Côté cinéma? Ne nous parlez surtout pas de Loubna Abidar, cette formidable actrice à qui on refuse ce titre, au prétexte qu’elle a joué le rôle d'une prostituée. Car, comme tout le monde le sait, pour jouer aussi bien le rôle d’une prostituée, c’est qu’on en est une dans la vraie vie. Et quand bien même celle-ci a été une "fille de joie" ou le serait encore, est-ce que ça en ferait pour autant une mauvaise actrice? Mais passons, de toute manière, on ne veut pas qu’elle nous représente, qu’elle parle en notre nom, encore moins à l’étranger! Elle risquerait de salir notre grandeur, notre excellence, notre perfection, notre intégrité… Et de gâcher l’image que nous nous évertuons à construire pour ces occidentaux auxquels on veut tant plaire. Un petit complexe d’ancien peuple colonisé, nous? Jamais!

Côté musique? Ah oui, des idoles nous en avons! Saâd Lamjarred, Dounia Batma… On les aime d’ailleurs tellement qu’on devient experts en matière de théories du complot pour mettre à mal des décisions prises par la justice.

Côté business? Tous corrompus! S’ils sont riches, c’est à nos dépens.

Côté mode? On n’a pas de stylistes, que des khayatates de takchitates. Heureusement qu'Yves Saint Laurent, Dior et compagnie, eux, ont su mettre en avant la beauté de notre savoir-faire. Appropriation culturelle vous dites? Mais non, c’est un honneur pour nous que d’inspirer de grands noms de la mode occidentale.

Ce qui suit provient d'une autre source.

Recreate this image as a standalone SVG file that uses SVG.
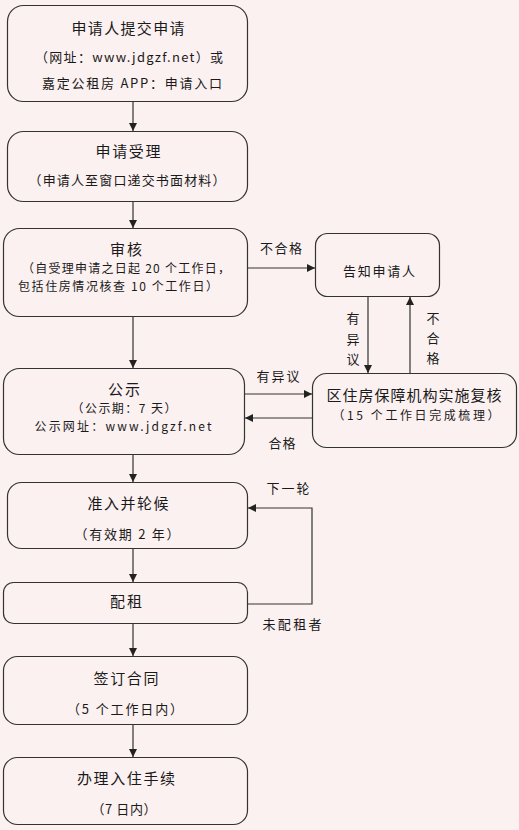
<svg xmlns="http://www.w3.org/2000/svg" width="519" height="830" viewBox="0 0 519 830">
<defs>
<style>
.bx{fill:#fcf1f1;stroke:#333;stroke-width:1.2}
.ln{fill:none;stroke:#333;stroke-width:1.2}
text{font-family:"Noto Sans CJK SC","Noto Sans CJK JP",sans-serif;fill:#1a1a1a;dominant-baseline:central;text-anchor:middle}
.t{font-size:15px}
.s{font-size:13px}
.x{font-size:12px}
.l{font-size:15px}
</style>
<marker id="ah" viewBox="0 0 10 10" refX="10" refY="5" markerWidth="8" markerHeight="8" markerUnits="userSpaceOnUse" orient="auto">
<path d="M0,0 L10,5 L0,10 z" fill="#222"/>
</marker>
</defs>
<rect x="0" y="0" width="519" height="830" fill="#fcf1f1"/>

<g id="n1">
<rect class="bx" x="7.5" y="5.5" width="240" height="96" rx="16"/>
<text class="t" x="128" y="27" textLength="113" lengthAdjust="spacing">申请人提交申请</text>
<text class="s" x="129" y="56" textLength="188" lengthAdjust="spacing">（网址：www.jdgzf.net）或</text>
<text class="s" x="132" y="82" textLength="180" lengthAdjust="spacing">嘉定公租房 APP：申请入口</text>
</g>

<g id="n2">
<rect class="bx" x="7.5" y="131.5" width="240" height="70" rx="16"/>
<text class="t" x="128" y="150" textLength="65" lengthAdjust="spacing">申请受理</text>
<text class="s" x="127" y="179" textLength="197" lengthAdjust="spacing">（申请人至窗口递交书面材料）</text>
</g>

<g id="n3">
<rect class="bx" x="3.5" y="228.5" width="244" height="88" rx="16"/>
<text class="t" x="126" y="248" textLength="32" lengthAdjust="spacing">审核</text>
<text class="x" x="126" y="267" textLength="208" lengthAdjust="spacing">（自受理申请之日起 20 个工作日，</text>
<text class="x" x="118" y="285" textLength="200" lengthAdjust="spacing">包括住房情况核查 10 个工作日）</text>
</g>

<g id="n4">
<rect class="bx" x="315.5" y="233.5" width="124" height="63" rx="12"/>
<text class="s" x="379" y="270" textLength="72" lengthAdjust="spacing">告知申请人</text>
</g>

<g id="n5">
<rect class="bx" x="3.5" y="368.5" width="241" height="86" rx="16"/>
<text class="t" x="124" y="388" textLength="32" lengthAdjust="spacing">公示</text>
<text class="x" x="124" y="407" textLength="105" lengthAdjust="spacing">（公示期：7 天）</text>
<text class="x" x="123" y="425" textLength="177" lengthAdjust="spacing">公示网址：www.jdgzf.net</text>
</g>

<g id="n6">
<rect class="bx" x="312.5" y="373.5" width="204" height="74" rx="14"/>
<text class="l" x="414" y="394" textLength="175" lengthAdjust="spacing">区住房保障机构实施复核</text>
<text class="x" x="416" y="414" textLength="167" lengthAdjust="spacing">（15 个工作日完成梳理）</text>
</g>

<g id="n7">
<rect class="bx" x="7.5" y="482.5" width="240" height="66" rx="14"/>
<text class="t" x="128" y="502" textLength="81" lengthAdjust="spacing">准入并轮候</text>
<text class="s" x="127" y="533" textLength="105" lengthAdjust="spacing">（有效期 2 年）</text>
</g>

<g id="n8">
<rect class="bx" x="3.5" y="582.5" width="244" height="41" rx="10"/>
<text class="t" x="126" y="600" textLength="32" lengthAdjust="spacing">配租</text>
</g>

<g id="n9">
<rect class="bx" x="3.5" y="656.5" width="244" height="68" rx="14"/>
<text class="t" x="126" y="677" textLength="65" lengthAdjust="spacing">签订合同</text>
<text class="s" x="125" y="708" textLength="116" lengthAdjust="spacing">（5 个工作日内）</text>
</g>

<g id="n10">
<rect class="bx" x="3.5" y="757.5" width="244" height="67" rx="14"/>
<text class="t" x="126" y="777" textLength="98" lengthAdjust="spacing">办理入住手续</text>
<text class="s" x="124" y="808" textLength="65" lengthAdjust="spacing">（7 日内）</text>
</g>

<g id="connectors">
<line class="ln" x1="133" y1="102" x2="133" y2="131" marker-end="url(#ah)"/>
<line class="ln" x1="133" y1="202" x2="133" y2="228" marker-end="url(#ah)"/>
<line class="ln" x1="248" y1="268" x2="315" y2="268" marker-end="url(#ah)"/>
<line class="ln" x1="133" y1="317" x2="133" y2="368" marker-end="url(#ah)"/>
<line class="ln" x1="368" y1="297" x2="368" y2="373" marker-end="url(#ah)"/>
<line class="ln" x1="410" y1="373" x2="410" y2="297" marker-end="url(#ah)"/>
<line class="ln" x1="245" y1="394" x2="312" y2="394" marker-end="url(#ah)"/>
<line class="ln" x1="312" y1="418" x2="245" y2="418" marker-end="url(#ah)"/>
<line class="ln" x1="133" y1="455" x2="133" y2="482" marker-end="url(#ah)"/>
<line class="ln" x1="133" y1="549" x2="133" y2="582" marker-end="url(#ah)"/>
<polyline class="ln" points="248,604 312,604 312,508 248,508" marker-end="url(#ah)"/>
<line class="ln" x1="133" y1="624" x2="133" y2="656" marker-end="url(#ah)"/>
<line class="ln" x1="133" y1="725" x2="133" y2="757" marker-end="url(#ah)"/>
<text class="s" x="281" y="247" textLength="42" lengthAdjust="spacing">不合格</text>
<text class="s" x="353" y="317">有</text>
<text class="s" x="353" y="338">异</text>
<text class="s" x="353" y="358">议</text>
<text class="s" x="433" y="317">不</text>
<text class="s" x="433" y="337">合</text>
<text class="s" x="433" y="357">格</text>
<text class="s" x="278" y="375" textLength="43" lengthAdjust="spacing">有异议</text>
<text class="s" x="282" y="442" textLength="27" lengthAdjust="spacing">合格</text>
<text class="s" x="288" y="487" textLength="43" lengthAdjust="spacing">下一轮</text>
<text class="s" x="292" y="623" textLength="59" lengthAdjust="spacing">未配租者</text>
</g>
</svg>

Idem quand une occidentale se convertit soudainement à l’islam, apprend la langue arabe et se met à réciter des sourates et chanter Oum Keltoum… Mashallah. Mais applaudit-on tout autant un Marocain qui sait parler d'autres langues, qui ne sont pas ses langues maternelles? Pense-t-on d’ailleurs mériter ces applaudissements?

On pourrait continuer comme ça longtemps… Car visiblement, nous avons un gros problème avec le concept de réussite, quand il naît et se développe sous nos cieux. En revanche, nous n’avons aucun mal à aduler les idoles des autres. Car au Maroc, nous sommes souvent plus enclins à préférer les martyrs aux idoles.

Au delà du peu d’estime que nous avons visiblement pour nous-mêmes, et de la difficulté manifeste dont nous faisons preuve pour valoriser notre propre réussite, nous avons aussi un sérieux problème avec la critique. Car beaucoup d’entre nous confondent dangereusement la critique constructive avec les commérages, et pensent que la critique en toute circonstance relève de la liberté d’expression. Mais ne nous y trompons pas, bien souvent, «toute notre critique, c'est de reprocher à autrui de n'avoir pas les qualités que nous croyons avoir» dixit Jules Renard.

Mais que l’on se rassure, Chaâbane et Ramadan approchent à grand pas, on va enfin pouvoir se racheter une conscience, et regagner quelques hassanates au passage.